_PROVIDED RECORDS:_
— START —

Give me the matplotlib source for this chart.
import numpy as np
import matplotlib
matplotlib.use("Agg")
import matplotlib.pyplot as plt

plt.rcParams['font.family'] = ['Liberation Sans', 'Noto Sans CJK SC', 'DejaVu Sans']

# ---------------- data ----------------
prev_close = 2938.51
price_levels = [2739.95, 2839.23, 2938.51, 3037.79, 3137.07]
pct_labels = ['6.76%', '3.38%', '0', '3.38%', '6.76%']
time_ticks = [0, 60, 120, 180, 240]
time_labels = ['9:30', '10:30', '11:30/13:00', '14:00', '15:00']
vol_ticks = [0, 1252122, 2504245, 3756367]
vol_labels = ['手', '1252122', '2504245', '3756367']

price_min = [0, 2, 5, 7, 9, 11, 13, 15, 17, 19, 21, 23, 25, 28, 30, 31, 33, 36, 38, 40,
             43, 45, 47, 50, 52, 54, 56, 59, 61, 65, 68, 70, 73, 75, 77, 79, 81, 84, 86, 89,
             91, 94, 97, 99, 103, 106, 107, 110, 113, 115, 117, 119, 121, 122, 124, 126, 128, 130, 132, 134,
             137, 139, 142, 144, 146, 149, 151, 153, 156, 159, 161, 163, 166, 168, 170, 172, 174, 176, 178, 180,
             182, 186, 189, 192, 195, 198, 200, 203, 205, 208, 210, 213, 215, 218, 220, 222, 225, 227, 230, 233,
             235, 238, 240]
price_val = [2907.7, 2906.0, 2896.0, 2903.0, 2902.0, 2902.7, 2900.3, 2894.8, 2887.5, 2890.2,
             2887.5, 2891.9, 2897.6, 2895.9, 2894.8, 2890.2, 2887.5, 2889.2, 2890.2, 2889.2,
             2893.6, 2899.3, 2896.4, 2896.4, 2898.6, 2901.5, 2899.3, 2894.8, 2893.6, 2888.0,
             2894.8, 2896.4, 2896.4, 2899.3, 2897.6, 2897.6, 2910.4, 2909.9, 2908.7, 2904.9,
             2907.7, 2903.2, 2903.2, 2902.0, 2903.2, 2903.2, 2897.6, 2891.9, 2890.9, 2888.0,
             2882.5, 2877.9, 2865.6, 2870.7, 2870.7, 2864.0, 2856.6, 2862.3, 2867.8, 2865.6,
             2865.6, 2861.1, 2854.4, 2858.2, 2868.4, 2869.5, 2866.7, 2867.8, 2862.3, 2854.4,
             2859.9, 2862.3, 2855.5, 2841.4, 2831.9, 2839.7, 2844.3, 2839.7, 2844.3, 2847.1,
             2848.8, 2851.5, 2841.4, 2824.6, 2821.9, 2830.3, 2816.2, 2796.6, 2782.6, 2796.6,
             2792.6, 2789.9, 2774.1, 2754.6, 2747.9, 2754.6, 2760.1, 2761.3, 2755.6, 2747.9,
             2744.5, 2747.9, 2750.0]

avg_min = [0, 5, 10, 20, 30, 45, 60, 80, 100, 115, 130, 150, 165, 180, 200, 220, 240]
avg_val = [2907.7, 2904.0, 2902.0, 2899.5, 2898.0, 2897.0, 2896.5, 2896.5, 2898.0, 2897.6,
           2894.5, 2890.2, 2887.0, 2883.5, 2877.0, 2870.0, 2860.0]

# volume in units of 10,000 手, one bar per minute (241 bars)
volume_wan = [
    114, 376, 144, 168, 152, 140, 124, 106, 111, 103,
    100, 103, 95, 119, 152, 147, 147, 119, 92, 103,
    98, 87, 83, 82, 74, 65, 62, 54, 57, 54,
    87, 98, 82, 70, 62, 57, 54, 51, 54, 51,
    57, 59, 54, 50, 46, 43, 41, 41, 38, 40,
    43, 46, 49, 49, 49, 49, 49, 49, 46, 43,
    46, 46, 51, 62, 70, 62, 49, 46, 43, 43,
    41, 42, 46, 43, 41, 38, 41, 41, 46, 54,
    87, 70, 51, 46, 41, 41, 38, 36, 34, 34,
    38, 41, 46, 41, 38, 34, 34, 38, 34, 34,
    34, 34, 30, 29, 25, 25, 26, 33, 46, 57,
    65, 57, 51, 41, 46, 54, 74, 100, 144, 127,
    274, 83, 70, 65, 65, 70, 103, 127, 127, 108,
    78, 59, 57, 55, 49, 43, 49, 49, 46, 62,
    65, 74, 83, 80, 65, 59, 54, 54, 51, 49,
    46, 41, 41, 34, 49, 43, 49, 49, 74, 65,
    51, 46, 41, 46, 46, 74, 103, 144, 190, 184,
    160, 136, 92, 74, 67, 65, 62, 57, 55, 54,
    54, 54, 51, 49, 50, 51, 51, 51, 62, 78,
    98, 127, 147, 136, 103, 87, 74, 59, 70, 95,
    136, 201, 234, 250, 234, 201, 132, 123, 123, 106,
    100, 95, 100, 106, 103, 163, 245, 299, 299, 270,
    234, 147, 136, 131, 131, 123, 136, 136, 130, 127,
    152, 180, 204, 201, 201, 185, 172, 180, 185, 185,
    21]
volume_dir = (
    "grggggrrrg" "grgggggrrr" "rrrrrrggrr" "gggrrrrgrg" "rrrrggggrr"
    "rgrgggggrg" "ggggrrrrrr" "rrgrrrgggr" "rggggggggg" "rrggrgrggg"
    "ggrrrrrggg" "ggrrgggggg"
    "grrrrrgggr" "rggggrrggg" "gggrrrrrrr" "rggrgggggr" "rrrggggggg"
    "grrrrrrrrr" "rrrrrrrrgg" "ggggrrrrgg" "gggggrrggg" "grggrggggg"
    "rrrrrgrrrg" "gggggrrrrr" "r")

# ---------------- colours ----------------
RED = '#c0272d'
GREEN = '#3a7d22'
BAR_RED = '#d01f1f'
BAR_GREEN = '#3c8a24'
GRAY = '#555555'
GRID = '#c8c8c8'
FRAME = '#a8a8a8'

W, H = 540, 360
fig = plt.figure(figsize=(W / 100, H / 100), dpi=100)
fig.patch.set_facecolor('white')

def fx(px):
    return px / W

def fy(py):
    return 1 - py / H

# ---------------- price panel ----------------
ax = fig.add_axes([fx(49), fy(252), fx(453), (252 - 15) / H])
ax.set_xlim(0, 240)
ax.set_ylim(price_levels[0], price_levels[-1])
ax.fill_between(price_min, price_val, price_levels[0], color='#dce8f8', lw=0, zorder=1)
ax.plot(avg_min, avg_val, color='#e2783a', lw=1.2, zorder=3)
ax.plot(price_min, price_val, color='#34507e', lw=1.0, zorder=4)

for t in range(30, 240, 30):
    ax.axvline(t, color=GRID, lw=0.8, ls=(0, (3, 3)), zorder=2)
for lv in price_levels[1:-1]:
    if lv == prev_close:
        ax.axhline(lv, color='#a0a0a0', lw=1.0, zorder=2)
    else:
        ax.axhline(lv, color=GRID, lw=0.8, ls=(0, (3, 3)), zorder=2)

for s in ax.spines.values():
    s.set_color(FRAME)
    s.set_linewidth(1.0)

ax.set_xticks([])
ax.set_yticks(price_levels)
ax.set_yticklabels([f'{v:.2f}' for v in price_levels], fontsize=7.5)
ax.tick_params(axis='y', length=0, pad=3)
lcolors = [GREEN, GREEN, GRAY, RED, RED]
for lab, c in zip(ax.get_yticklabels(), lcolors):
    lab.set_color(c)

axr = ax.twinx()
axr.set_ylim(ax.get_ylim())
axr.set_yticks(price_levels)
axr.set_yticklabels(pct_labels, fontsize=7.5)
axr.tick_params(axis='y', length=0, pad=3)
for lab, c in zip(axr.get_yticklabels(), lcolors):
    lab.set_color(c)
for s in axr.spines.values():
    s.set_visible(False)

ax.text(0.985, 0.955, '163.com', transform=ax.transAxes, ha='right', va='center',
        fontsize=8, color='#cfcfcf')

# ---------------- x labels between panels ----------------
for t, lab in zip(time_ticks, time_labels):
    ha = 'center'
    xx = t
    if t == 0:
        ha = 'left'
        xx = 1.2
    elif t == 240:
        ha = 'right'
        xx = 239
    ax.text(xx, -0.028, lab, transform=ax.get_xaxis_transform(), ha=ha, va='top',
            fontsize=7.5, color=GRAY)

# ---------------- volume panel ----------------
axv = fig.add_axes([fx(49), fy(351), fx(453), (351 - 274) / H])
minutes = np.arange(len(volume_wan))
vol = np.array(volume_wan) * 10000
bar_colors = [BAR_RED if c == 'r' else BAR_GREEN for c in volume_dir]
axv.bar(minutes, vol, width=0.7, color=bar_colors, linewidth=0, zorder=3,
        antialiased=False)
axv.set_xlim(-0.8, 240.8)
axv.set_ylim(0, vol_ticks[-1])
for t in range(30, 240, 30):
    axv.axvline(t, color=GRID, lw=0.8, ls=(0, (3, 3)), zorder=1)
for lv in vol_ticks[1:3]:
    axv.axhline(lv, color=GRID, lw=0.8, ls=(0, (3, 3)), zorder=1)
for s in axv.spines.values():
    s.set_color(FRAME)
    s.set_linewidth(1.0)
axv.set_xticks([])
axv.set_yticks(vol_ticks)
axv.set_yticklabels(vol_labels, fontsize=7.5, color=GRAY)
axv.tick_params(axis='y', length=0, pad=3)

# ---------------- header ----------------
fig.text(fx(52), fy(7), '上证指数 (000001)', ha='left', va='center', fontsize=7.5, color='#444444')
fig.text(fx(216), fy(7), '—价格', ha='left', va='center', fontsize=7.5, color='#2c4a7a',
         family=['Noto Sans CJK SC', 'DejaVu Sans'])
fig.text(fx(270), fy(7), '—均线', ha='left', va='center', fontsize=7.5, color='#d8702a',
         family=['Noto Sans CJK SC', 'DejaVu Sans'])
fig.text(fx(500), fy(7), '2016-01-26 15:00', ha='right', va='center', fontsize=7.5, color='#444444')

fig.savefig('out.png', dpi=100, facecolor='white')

— END —
— START —

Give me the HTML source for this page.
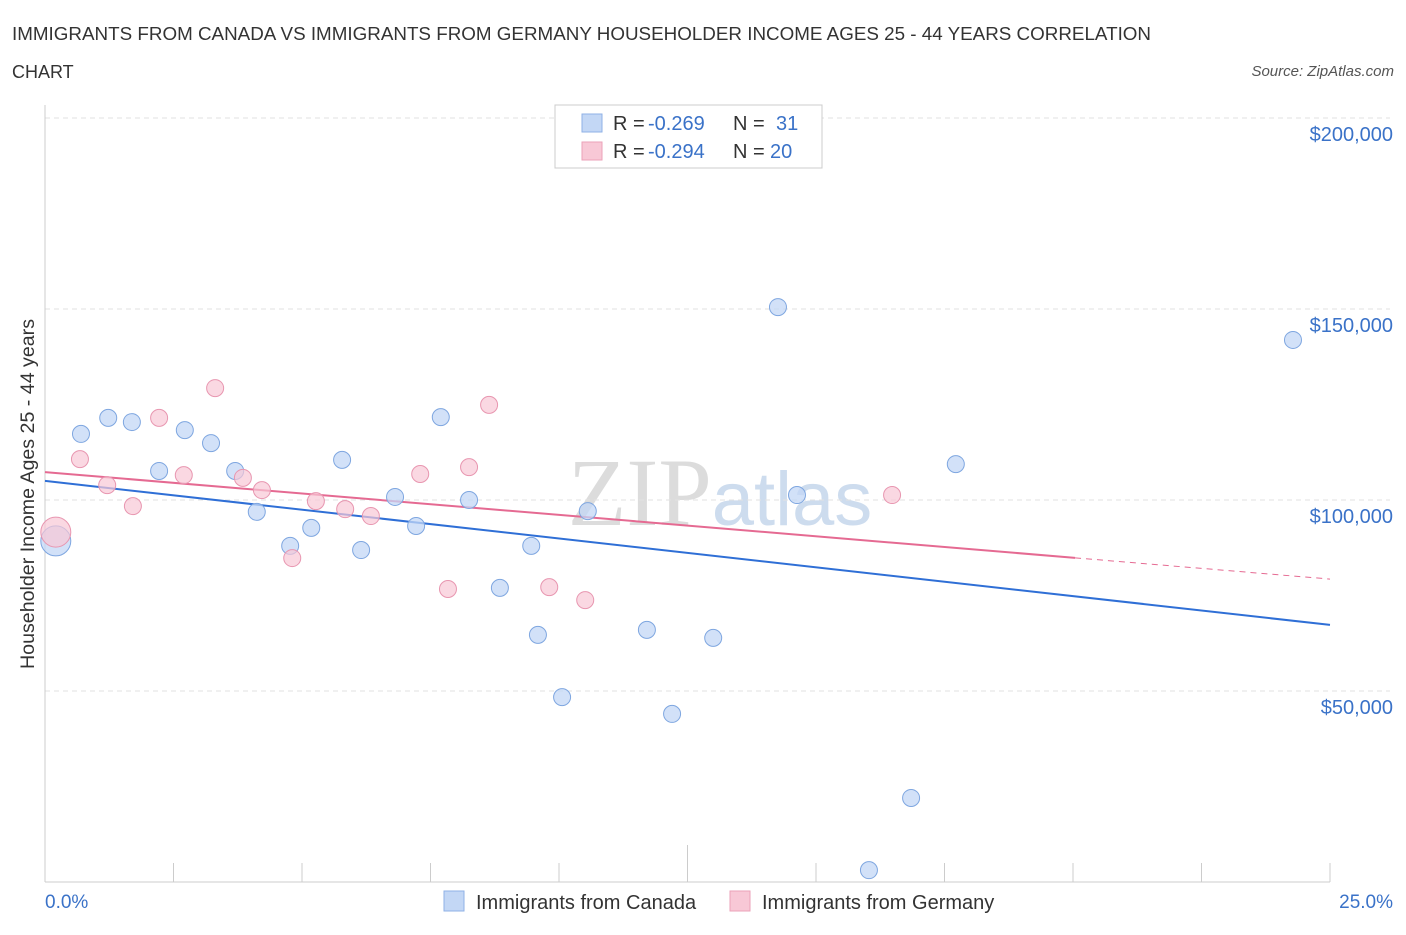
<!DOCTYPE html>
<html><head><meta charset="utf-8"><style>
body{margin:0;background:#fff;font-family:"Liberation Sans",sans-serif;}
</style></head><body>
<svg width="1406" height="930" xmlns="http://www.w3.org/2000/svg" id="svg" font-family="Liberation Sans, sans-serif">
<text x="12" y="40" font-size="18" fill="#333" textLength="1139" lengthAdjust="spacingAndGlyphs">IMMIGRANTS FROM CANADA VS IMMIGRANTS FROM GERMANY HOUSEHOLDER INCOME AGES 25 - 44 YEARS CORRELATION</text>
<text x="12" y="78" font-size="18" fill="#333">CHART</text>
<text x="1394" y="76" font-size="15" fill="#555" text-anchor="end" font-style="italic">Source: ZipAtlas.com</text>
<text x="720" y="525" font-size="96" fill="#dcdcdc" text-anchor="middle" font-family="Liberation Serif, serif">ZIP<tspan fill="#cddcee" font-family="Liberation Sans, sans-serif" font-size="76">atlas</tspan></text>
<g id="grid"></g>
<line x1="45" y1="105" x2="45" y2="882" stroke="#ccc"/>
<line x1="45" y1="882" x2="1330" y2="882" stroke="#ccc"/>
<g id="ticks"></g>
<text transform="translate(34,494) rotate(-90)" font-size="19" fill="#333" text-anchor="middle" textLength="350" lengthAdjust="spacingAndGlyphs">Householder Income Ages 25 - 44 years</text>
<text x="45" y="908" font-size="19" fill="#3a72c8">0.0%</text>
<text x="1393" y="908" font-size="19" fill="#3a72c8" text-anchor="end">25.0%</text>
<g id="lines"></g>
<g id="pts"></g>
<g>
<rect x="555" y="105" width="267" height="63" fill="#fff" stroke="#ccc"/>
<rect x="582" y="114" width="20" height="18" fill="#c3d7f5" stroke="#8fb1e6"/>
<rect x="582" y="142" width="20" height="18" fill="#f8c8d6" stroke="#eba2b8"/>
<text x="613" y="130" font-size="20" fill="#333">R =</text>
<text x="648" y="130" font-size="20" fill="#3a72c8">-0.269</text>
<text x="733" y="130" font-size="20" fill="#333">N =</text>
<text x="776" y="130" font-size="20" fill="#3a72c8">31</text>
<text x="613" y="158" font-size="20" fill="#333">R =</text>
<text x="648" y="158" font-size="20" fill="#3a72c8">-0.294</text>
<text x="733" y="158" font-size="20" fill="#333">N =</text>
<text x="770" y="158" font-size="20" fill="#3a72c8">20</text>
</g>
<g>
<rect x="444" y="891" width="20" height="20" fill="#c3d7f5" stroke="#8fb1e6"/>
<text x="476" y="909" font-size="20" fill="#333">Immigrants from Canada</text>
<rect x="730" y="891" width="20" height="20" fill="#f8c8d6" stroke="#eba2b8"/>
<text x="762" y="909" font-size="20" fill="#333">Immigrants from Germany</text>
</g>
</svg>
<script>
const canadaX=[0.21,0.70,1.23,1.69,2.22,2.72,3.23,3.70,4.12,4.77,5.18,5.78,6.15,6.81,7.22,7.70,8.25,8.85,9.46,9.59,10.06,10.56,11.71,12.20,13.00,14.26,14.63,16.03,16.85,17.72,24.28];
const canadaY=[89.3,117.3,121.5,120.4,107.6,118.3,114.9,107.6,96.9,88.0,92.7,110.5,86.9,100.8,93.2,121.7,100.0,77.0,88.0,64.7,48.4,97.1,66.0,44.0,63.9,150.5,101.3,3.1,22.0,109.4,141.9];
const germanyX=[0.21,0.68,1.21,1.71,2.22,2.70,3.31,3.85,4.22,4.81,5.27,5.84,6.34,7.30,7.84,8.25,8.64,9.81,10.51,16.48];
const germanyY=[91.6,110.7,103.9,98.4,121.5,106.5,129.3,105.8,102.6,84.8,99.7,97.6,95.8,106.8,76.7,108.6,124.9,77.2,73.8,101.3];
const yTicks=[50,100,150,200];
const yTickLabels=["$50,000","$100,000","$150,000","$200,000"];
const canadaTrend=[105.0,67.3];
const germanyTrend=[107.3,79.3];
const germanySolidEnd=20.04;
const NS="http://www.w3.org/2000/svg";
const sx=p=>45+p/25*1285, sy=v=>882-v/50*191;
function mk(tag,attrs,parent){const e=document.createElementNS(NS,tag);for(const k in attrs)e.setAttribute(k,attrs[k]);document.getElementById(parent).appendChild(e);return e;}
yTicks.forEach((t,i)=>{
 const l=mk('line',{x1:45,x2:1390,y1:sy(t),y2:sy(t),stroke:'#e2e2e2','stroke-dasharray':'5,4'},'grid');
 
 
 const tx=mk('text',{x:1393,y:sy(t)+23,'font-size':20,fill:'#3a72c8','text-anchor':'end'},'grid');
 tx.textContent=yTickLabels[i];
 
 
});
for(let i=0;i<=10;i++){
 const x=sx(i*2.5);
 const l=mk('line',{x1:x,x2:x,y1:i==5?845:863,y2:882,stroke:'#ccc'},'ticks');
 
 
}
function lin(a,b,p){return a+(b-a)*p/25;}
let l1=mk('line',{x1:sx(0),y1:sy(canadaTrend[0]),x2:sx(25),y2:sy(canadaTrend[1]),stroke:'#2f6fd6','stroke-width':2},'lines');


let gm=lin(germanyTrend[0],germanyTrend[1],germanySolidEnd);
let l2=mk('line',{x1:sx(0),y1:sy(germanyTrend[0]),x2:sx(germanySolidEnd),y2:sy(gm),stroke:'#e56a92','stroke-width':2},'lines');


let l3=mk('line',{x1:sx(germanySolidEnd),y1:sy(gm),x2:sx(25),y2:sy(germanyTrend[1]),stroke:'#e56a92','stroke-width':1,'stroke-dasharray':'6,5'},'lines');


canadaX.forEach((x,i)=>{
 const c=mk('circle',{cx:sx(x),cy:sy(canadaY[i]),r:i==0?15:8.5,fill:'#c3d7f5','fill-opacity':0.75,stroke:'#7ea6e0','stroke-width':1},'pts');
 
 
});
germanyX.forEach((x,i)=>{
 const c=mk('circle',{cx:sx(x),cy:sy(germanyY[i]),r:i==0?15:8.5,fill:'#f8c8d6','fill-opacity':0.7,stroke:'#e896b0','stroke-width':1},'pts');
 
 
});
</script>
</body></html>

— END —
— START —

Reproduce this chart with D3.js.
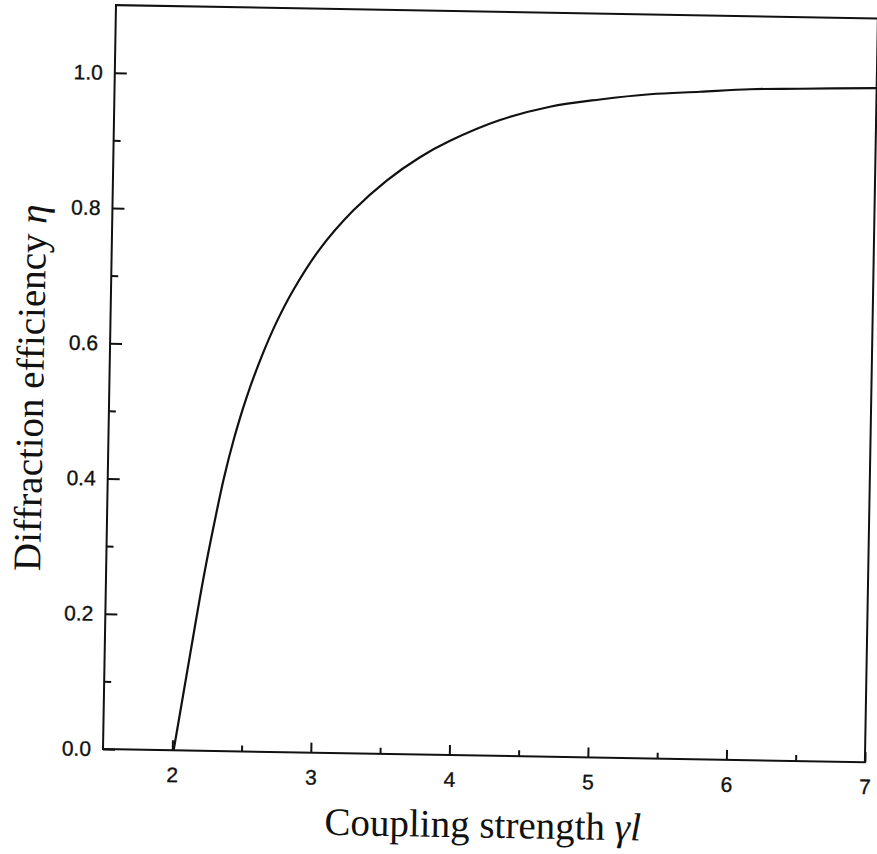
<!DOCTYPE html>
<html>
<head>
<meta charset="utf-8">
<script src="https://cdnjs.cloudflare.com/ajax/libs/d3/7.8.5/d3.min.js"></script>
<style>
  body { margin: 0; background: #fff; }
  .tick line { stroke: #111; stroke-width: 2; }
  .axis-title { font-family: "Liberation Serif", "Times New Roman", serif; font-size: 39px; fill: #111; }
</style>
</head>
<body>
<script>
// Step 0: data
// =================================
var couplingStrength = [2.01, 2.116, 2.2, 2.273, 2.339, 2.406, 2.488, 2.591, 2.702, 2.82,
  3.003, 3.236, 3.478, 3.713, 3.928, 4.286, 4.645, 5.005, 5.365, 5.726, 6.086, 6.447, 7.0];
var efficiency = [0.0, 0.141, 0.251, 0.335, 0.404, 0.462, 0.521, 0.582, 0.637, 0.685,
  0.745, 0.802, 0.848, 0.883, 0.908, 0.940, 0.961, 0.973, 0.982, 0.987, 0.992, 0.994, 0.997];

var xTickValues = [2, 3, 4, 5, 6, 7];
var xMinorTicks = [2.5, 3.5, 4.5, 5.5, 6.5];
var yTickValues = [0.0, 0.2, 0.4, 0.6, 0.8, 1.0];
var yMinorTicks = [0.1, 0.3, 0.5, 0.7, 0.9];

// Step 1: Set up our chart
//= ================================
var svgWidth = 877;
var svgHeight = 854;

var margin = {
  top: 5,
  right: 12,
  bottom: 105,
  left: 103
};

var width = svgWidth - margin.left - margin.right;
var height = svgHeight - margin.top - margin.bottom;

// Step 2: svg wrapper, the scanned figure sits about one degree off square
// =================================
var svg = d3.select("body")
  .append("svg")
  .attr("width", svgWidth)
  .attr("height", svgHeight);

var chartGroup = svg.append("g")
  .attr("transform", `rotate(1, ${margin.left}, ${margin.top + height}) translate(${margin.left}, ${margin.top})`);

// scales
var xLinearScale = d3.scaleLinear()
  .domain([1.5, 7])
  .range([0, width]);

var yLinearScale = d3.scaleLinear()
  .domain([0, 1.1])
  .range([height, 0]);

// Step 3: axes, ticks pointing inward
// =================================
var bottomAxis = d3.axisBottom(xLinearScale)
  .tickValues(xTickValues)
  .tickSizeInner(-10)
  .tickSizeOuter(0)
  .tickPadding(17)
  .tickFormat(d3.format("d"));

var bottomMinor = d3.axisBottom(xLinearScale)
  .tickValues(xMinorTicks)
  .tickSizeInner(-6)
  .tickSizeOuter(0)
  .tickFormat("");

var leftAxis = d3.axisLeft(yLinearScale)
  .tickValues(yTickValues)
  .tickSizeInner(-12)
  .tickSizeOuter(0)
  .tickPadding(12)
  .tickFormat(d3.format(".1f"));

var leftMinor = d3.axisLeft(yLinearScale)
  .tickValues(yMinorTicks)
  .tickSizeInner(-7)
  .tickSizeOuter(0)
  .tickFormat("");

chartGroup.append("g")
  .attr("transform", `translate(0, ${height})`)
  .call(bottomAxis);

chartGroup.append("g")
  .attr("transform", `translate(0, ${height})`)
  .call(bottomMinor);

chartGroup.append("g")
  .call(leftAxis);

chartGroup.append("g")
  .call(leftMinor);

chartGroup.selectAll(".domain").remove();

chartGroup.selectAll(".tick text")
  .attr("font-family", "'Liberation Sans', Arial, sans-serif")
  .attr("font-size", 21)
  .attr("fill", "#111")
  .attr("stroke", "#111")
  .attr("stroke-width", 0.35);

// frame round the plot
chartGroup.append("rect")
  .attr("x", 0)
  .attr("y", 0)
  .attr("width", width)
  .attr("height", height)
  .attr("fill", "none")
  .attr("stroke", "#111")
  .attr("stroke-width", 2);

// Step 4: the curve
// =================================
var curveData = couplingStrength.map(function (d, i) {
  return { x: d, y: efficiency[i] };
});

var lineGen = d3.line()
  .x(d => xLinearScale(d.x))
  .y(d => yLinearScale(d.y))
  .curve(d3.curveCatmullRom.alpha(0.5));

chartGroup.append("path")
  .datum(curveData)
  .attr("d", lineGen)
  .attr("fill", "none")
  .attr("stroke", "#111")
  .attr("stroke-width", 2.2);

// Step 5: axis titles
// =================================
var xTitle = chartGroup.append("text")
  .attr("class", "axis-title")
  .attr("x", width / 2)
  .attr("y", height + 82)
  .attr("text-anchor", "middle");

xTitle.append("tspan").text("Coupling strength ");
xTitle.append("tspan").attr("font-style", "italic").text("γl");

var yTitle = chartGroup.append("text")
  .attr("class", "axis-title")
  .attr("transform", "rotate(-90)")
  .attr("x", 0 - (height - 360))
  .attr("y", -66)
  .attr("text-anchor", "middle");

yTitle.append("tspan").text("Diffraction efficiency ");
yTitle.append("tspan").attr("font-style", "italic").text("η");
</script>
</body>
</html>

— END —

_WORK REQUIRED:_
Taking the material above, give again exactly the lines from the one holding "Reproduce this chart with D3.js." through the one holding "var yMinorTicks = [0.1, 0.3, 0.5, 0.7, 0.9];", with both ends and without pictures.

_RESULT:_
Reproduce this chart with D3.js.
<!DOCTYPE html>
<html>
<head>
<meta charset="utf-8">
<script src="https://cdnjs.cloudflare.com/ajax/libs/d3/7.8.5/d3.min.js"></script>
<style>
  body { margin: 0; background: #fff; }
  .tick line { stroke: #111; stroke-width: 2; }
  .axis-title { font-family: "Liberation Serif", "Times New Roman", serif; font-size: 39px; fill: #111; }
</style>
</head>
<body>
<script>
// Step 0: data
// =================================
var couplingStrength = [2.01, 2.116, 2.2, 2.273, 2.339, 2.406, 2.488, 2.591, 2.702, 2.82,
  3.003, 3.236, 3.478, 3.713, 3.928, 4.286, 4.645, 5.005, 5.365, 5.726, 6.086, 6.447, 7.0];
var efficiency = [0.0, 0.141, 0.251, 0.335, 0.404, 0.462, 0.521, 0.582, 0.637, 0.685,
  0.745, 0.802, 0.848, 0.883, 0.908, 0.940, 0.961, 0.973, 0.982, 0.987, 0.992, 0.994, 0.997];

var xTickValues = [2, 3, 4, 5, 6, 7];
var xMinorTicks = [2.5, 3.5, 4.5, 5.5, 6.5];
var yTickValues = [0.0, 0.2, 0.4, 0.6, 0.8, 1.0];
var yMinorTicks = [0.1, 0.3, 0.5, 0.7, 0.9];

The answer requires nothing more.